● **WHAT IS NEEDED**: Tally the lines that include "matplotlib". Output the number only.

● **DATASET CONTENT**:

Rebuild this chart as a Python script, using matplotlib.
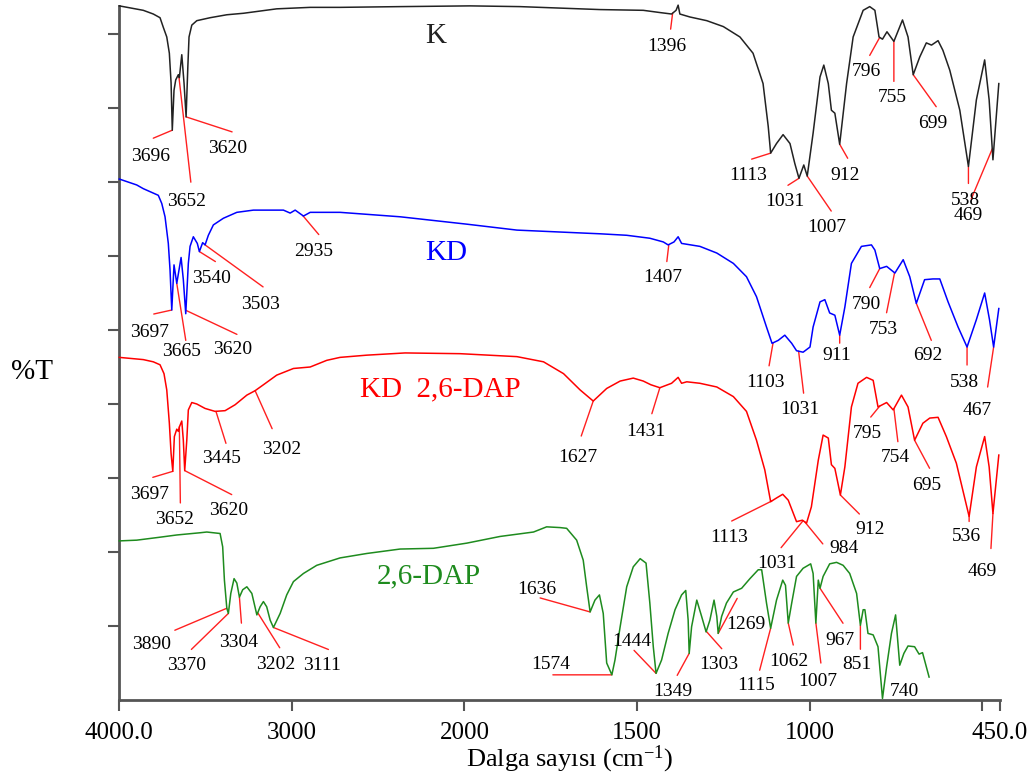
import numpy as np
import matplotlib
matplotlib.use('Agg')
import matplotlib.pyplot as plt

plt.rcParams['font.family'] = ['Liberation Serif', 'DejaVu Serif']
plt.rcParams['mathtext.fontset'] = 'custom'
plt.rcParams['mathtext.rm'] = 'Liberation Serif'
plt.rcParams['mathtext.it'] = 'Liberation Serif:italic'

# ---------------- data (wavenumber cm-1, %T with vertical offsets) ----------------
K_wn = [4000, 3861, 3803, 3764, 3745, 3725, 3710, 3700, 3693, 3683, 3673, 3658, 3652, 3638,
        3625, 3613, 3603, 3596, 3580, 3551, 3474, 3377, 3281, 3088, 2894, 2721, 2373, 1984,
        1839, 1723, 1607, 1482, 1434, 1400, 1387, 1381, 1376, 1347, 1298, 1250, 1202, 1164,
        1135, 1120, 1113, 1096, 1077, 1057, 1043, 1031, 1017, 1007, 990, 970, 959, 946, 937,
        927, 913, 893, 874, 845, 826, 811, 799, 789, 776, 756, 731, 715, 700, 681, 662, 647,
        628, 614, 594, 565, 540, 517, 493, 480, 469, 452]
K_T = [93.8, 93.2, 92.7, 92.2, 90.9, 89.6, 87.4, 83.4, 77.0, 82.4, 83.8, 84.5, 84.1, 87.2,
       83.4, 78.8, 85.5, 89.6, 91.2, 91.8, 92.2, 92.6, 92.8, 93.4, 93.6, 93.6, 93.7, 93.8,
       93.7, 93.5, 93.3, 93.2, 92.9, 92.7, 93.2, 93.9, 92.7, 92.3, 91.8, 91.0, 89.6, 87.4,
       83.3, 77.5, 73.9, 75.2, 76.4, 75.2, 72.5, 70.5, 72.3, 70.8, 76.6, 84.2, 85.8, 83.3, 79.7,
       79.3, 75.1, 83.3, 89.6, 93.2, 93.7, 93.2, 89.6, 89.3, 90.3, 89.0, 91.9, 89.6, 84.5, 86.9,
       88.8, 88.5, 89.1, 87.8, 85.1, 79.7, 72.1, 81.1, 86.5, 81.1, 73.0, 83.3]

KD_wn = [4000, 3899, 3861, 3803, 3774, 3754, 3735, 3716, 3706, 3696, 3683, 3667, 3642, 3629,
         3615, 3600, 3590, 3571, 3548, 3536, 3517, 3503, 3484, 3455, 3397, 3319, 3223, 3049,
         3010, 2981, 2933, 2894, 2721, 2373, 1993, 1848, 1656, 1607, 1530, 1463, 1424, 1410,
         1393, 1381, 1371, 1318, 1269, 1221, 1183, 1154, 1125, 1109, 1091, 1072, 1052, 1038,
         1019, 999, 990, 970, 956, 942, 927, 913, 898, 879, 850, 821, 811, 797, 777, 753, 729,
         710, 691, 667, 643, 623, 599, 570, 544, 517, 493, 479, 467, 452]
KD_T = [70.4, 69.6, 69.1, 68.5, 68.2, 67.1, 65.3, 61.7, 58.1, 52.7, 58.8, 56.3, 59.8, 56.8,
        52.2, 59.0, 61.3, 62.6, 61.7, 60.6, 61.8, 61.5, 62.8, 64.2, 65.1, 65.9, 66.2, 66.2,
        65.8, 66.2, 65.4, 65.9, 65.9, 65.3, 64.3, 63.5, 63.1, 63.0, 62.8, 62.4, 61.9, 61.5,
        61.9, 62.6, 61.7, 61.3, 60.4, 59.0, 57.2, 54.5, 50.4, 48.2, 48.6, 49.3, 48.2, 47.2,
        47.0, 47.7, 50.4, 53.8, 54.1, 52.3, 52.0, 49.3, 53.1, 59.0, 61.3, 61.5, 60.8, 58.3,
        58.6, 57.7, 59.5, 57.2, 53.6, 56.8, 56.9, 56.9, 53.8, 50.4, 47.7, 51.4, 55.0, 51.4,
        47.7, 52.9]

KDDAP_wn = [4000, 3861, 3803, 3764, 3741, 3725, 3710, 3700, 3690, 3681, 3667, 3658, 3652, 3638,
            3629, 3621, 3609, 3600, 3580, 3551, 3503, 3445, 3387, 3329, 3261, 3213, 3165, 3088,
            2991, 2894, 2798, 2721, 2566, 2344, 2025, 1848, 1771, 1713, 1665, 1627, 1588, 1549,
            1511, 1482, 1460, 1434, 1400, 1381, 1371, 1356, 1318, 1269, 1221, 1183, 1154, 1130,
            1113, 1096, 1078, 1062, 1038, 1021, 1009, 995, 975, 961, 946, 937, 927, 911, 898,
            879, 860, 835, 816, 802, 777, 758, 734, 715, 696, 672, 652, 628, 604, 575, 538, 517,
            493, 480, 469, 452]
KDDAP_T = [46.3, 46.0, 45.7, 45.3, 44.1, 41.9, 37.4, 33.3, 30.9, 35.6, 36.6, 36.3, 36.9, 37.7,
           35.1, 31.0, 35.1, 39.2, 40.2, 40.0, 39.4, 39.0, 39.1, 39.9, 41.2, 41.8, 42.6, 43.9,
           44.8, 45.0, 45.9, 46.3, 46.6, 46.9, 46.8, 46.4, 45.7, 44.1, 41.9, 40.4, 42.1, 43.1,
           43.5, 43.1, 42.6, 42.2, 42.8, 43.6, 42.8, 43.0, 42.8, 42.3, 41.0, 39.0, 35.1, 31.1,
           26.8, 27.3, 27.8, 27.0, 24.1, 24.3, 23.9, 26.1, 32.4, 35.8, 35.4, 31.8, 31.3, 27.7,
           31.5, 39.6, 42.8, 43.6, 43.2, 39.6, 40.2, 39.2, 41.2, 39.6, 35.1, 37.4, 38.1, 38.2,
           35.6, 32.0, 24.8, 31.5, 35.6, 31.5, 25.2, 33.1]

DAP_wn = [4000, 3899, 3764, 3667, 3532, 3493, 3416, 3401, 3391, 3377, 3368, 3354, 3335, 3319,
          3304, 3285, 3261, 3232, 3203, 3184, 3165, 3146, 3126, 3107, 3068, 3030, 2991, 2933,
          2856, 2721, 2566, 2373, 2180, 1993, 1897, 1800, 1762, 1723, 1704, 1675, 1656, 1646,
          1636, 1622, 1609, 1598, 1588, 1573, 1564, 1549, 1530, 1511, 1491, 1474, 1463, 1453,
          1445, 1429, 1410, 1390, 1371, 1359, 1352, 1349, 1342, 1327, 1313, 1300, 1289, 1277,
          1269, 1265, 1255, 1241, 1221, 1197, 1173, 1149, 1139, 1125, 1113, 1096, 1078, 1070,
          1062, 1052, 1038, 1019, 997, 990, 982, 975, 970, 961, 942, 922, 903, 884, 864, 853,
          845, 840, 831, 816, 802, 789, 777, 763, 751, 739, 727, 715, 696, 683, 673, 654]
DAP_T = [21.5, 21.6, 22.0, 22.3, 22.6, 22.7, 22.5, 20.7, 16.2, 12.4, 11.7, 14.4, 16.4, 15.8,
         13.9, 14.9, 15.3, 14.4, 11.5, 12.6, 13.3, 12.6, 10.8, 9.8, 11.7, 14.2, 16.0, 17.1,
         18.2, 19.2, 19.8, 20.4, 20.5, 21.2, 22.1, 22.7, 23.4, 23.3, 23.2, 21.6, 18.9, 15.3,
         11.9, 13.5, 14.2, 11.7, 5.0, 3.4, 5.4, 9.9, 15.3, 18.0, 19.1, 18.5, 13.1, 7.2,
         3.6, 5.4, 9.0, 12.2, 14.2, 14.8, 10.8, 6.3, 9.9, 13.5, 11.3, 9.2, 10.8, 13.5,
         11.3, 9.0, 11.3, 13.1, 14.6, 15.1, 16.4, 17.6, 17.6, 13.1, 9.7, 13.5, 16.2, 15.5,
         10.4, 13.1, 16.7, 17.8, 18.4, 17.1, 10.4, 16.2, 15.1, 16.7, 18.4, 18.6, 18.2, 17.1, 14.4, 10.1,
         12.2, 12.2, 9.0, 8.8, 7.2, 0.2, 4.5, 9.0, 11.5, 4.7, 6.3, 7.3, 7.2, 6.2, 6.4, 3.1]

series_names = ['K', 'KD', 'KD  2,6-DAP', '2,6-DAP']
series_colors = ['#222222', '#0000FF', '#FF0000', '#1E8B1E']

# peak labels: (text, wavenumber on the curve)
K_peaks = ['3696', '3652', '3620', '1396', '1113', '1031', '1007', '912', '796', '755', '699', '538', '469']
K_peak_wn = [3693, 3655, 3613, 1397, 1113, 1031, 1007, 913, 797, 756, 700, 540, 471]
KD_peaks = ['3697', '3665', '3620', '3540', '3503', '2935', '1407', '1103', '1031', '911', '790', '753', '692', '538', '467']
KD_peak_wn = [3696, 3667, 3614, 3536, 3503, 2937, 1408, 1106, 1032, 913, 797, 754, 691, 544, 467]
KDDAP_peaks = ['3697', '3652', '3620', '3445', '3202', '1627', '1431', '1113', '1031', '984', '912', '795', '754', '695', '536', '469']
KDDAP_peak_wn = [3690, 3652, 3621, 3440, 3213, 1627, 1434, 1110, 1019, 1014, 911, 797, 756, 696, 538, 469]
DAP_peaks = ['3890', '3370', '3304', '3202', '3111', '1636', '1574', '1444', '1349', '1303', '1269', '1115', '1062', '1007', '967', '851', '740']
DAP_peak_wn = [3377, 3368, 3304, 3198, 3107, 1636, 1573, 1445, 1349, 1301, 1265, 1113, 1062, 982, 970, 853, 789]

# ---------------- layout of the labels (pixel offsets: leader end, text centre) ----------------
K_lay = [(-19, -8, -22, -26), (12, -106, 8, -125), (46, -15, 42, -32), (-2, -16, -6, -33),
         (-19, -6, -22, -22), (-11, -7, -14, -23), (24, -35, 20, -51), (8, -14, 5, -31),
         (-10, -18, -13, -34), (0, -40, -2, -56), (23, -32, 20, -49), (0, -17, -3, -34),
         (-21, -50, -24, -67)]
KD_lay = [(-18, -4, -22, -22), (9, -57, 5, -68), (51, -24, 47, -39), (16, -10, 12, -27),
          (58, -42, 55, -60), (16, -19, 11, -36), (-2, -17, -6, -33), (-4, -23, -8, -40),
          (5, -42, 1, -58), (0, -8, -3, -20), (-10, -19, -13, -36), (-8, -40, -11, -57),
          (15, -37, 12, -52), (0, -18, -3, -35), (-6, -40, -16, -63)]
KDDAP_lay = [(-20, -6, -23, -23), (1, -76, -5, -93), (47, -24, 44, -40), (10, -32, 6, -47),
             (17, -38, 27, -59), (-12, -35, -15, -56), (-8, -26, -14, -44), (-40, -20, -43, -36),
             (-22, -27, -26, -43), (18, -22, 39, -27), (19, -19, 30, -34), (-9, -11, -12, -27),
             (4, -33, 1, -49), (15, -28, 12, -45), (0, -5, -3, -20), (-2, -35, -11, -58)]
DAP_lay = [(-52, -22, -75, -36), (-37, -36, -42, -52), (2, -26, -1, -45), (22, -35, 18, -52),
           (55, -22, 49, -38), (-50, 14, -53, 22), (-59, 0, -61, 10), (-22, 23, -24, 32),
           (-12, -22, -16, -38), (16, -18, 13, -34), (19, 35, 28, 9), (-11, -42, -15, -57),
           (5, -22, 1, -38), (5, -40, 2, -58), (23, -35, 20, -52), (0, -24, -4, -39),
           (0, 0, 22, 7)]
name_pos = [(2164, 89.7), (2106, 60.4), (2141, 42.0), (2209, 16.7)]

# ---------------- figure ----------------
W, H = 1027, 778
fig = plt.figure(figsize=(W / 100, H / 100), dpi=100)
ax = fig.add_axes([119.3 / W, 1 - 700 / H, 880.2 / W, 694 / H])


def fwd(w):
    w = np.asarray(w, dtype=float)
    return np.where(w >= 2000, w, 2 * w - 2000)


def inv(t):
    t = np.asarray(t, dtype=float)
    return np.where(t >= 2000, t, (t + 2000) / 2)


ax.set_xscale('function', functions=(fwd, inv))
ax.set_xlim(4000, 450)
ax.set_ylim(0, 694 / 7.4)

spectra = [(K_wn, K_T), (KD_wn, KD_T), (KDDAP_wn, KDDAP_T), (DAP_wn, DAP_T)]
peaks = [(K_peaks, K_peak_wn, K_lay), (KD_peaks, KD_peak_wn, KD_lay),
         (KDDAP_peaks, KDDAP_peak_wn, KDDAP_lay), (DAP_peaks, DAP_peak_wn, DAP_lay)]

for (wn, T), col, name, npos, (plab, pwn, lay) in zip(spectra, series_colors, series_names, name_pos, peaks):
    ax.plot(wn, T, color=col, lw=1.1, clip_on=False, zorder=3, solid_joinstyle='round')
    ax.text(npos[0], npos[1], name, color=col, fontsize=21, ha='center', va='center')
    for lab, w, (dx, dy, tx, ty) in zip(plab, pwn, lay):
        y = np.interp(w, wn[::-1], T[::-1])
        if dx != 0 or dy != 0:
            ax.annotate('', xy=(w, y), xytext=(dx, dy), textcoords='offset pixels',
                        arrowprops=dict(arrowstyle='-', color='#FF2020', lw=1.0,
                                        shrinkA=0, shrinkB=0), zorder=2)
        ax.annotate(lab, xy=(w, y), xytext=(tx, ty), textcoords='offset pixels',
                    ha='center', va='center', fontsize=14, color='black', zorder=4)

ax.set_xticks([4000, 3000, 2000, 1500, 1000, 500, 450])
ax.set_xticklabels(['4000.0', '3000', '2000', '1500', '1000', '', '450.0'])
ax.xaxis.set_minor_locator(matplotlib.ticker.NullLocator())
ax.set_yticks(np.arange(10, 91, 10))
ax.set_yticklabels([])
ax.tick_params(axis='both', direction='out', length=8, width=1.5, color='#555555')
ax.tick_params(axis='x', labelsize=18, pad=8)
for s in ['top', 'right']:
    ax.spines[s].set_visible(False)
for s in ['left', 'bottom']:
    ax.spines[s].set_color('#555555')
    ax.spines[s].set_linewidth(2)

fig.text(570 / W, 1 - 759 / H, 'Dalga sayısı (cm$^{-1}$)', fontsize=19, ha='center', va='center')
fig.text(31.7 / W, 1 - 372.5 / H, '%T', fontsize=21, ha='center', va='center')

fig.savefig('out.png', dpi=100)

● **WRITTEN REPLY**: 5